Inquiries – Inquiries are placed on your credit report to indicate who has looked at your credit report. Inquiries that you initiate from an application (such as credit card, auto or mortgage loan) will remain on your credit report for 2 years. These type of inquires are commonly known as “hard inquires” and they can negatively affect your score. When you request your own credit report, that inquiry stays for 6 months and nobody other than you sees it. Inquiries that you didn’t initiate, such as pre-approved credit offers or companies monitoring your credit report, remain for 6 months and are not seen by other companies and do not impact your score.

Judgments – Judgments stay on the credit report seven years from the filing date.

Repossessions - Repossessions are removed seven years from the date your auto loan went into default.

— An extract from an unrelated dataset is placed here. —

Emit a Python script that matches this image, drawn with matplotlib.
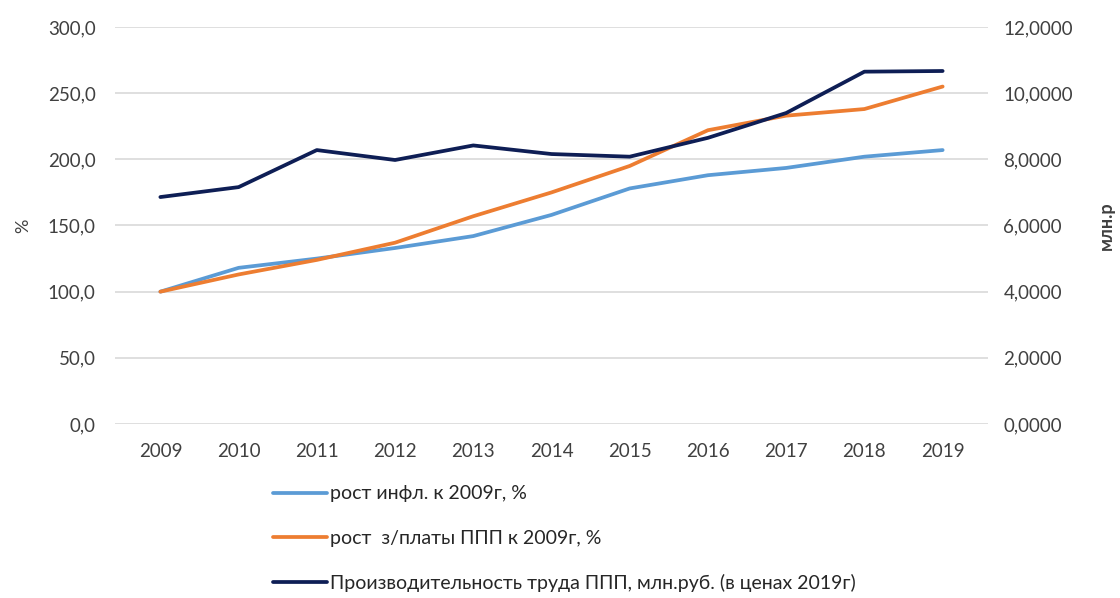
import matplotlib.pyplot as plt
from matplotlib.ticker import FuncFormatter

plt.rcParams['font.family'] = ['Lato', 'DejaVu Sans']

years = ['2009', '2010', '2011', '2012', '2013', '2014', '2015', '2016', '2017', '2018', '2019']
infl = [100, 118, 125, 133, 142, 158, 178, 188, 193.5, 202, 207]
wage = [100, 113, 124, 137, 157, 175, 195, 222, 233, 238, 255]
prod = [6.86, 7.16, 8.28, 7.98, 8.42, 8.16, 8.08, 8.65, 9.40, 10.65, 10.67]

lbl_infl = 'рост инфл. к 2009г, %'
lbl_wage = 'рост  з/платы ППП к 2009г, %'
lbl_prod = 'Производительность труда ППП, млн.руб. (в ценах 2019г)'

fig = plt.figure(figsize=(11.2, 5.98), dpi=100)
ax = fig.add_axes([115 / 1120, 1 - 424 / 598, (988 - 115) / 1120, (424 - 27) / 598])
ax2 = ax.twinx()

x = range(len(years))
l1, = ax.plot(x, infl, color='#5B9BD5', lw=2.7, label=lbl_infl, solid_capstyle='round')
l2, = ax.plot(x, wage, color='#ED7D31', lw=2.7, label=lbl_wage, solid_capstyle='round')
l3, = ax2.plot(x, prod, color='#0E1E55', lw=2.7, label=lbl_prod, solid_capstyle='round')

ax.set_xlim(-0.58, len(years) - 0.42)
ax.set_ylim(0, 300)
ax2.set_ylim(0, 12)
ax.set_yticks(range(0, 301, 50))
ax2.set_yticks(range(0, 13, 2))
ax.yaxis.set_major_formatter(FuncFormatter(lambda v, p: f'{v:.1f}'.replace('.', ',')))
ax2.yaxis.set_major_formatter(FuncFormatter(lambda v, p: f'{v:.4f}'.replace('.', ',')))
ax.set_xticks(list(x))
ax.set_xticklabels(years)

ax.grid(axis='y', color='#D9D9D9', lw=1.2)
ax.set_axisbelow(True)
for a in (ax, ax2):
    for s in a.spines.values():
        s.set_visible(False)
    a.tick_params(length=0, labelsize=13.5, labelcolor='#404040')
ax.tick_params(axis='y', pad=14)
ax.tick_params(axis='x', pad=14)
ax2.tick_params(axis='y', pad=11)

ax.set_ylabel('%', fontsize=13, color='#404040', labelpad=12)
ax2.set_ylabel('млн.р', fontsize=13, color='#404040', fontweight='bold', rotation=90, labelpad=18)

fig.legend(handles=[l1, l2, l3], loc='upper left', bbox_to_anchor=(255 / 1120, 1 - 468 / 598),
           frameon=False, fontsize=14, handlelength=2.8, handletextpad=0.15,
           labelspacing=1.4, labelcolor='#262626')

fig.savefig('out.png', dpi=100)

Tax liens – Tax liens include federal, city, state and county liens. They remain seven years from the date they’re released. If they aren’t paid they can remain indefinitely.

Keep in mind all these times are the maximum things can stay, that doesn’t mean they can’t come off sooner. Also unfortunately not all companies always follow the rules, just one more reason to check your reports regularly for inaccurate reporting.

Thursday, August 18, 2011

Finally the TRUTH about Mortgage Inquiries

Understanding how inquiries impact your FICO score is easily one of the most complicated aspects of the scoring system. This is easily on the “Top 5” list of the most misrepresented facts about FICO scores. In efforts to clear this up here are some truths about credit inquiries and how they relate to your FICO score. What you will read is 100% accurate.

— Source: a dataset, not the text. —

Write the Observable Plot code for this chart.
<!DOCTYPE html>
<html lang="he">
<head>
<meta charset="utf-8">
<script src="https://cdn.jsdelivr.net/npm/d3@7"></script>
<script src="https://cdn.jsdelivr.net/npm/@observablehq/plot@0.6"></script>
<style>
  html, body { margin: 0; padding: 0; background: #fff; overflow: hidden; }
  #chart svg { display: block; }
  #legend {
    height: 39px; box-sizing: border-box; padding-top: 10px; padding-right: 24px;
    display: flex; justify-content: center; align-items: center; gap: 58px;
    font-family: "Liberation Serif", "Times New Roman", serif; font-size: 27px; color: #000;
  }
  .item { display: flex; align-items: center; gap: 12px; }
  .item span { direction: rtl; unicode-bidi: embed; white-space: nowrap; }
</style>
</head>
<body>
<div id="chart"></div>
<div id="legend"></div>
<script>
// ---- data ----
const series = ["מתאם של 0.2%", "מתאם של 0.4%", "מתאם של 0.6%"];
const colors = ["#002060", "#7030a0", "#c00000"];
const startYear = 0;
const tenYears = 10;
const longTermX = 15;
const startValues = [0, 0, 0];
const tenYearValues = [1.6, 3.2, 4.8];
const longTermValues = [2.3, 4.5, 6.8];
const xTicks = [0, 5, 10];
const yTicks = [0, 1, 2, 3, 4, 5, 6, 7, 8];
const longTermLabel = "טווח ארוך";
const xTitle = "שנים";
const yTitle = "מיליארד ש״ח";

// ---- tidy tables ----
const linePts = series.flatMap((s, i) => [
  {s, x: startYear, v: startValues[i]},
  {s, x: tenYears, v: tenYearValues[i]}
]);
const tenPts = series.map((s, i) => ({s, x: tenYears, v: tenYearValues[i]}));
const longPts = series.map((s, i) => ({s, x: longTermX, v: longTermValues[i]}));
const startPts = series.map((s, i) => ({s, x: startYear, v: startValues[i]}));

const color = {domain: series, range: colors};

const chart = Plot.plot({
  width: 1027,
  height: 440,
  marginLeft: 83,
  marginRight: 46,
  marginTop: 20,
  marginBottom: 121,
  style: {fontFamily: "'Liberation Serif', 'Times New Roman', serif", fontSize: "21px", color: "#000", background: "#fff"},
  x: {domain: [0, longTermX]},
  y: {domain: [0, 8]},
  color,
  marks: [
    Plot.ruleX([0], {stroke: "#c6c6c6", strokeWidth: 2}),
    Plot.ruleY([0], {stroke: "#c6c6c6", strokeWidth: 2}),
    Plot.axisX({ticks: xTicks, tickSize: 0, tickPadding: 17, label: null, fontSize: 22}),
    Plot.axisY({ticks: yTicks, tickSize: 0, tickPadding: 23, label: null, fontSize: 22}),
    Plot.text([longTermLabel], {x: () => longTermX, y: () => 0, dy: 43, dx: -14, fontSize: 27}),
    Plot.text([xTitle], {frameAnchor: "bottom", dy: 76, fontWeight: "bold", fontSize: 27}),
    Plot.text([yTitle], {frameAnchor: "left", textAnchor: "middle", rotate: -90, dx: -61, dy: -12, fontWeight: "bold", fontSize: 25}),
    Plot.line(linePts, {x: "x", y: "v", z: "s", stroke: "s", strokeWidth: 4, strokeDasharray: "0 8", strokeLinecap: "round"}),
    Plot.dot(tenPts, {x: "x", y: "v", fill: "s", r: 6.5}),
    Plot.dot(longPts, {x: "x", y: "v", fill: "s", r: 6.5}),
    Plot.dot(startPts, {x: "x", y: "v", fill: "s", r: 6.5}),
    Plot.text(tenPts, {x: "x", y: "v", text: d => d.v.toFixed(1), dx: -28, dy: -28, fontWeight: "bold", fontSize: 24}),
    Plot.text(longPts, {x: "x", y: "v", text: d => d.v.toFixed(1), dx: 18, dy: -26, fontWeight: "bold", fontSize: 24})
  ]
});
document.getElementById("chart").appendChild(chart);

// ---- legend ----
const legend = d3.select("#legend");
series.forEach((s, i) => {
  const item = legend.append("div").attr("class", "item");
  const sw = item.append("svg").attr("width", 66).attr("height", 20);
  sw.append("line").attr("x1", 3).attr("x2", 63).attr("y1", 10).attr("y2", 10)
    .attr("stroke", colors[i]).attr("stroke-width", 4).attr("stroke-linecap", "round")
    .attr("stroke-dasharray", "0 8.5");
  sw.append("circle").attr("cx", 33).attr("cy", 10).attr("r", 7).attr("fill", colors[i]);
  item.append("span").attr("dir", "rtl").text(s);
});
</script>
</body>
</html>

1. Inquiries are all specifically coded by the credit bureaus to reflect the industry from which they came. This means whatever “type” of credit you apply for will likely be clearly indicated. This is important because the “Type” of inquiry plays a key role in how it is evaluated.

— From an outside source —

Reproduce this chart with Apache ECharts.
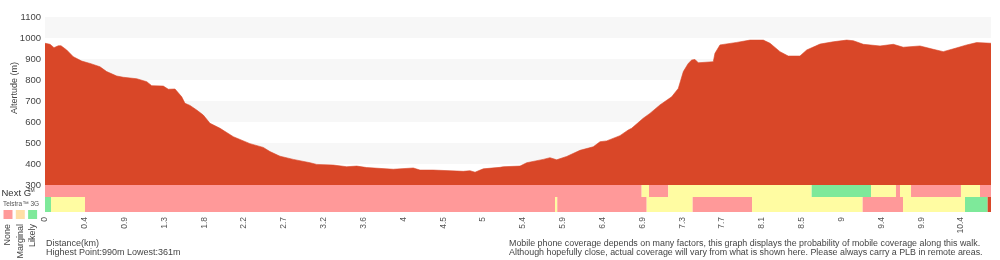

2. Mortgage, auto and student loan inquiries are treated differently from all other inquiry types. If you don’t already know, these are the type of loans that you can shop for the best interest rates and terms. Shopping for these loans most likely will result in your credit report being loaded up with multiple inquiries in a short amount of time.

3. FICO doesn’t want to penalize smart consumers for rate shopping. So, rather than assume each inquiry indicates a discreet and unique credit application, they have built logic in their credit scoring model that identifies when you’re shopping for one loan rather than many loans.

Here’s how these 3 rules work in a mortgage application example…

Mortgage related inquiries, which are very easy to identify because of #1 above, are ignored for the first 30 days they’re on your credit reports. If you were to apply for a mortgage on August 15th it will take until September 15th to become “visible” to the FICO score. This means you can apply with 50 different mortgage loan lenders during that 30 day window and all 50 of those inquires will be ignored for FICO scoring purposes. In other words these inquires will have absolutely NO impact to your FICO score.

When the mortgage inquiries age past 30 days they become fair game and will be seen by the FICO scoring system. The rule doesn’t end there however. Any of those inquiries that occur within the same 45-day period will be treated as 1 inquiry for scoring purposes. So in my crazy example of applying for a mortgage with 50 different lending companies all those will only be counted as 1 inquiry because they all would have happened within 45 days of each other.

Many years ago the 45-day period was only 14 days. For this reason, you still hear some people claim that you only have 14 days to shop for a mortgage, which was true about a decade ago but isn’t true any longer.

These rules apply not only to mortgages but also to auto loans and student loans. It does not however apply to credit cards, which means if you apply for 3 credit cards then the 3 inquiries will immediately be seen by the FICO score AND they’ll all be considered unique loan/credit applications.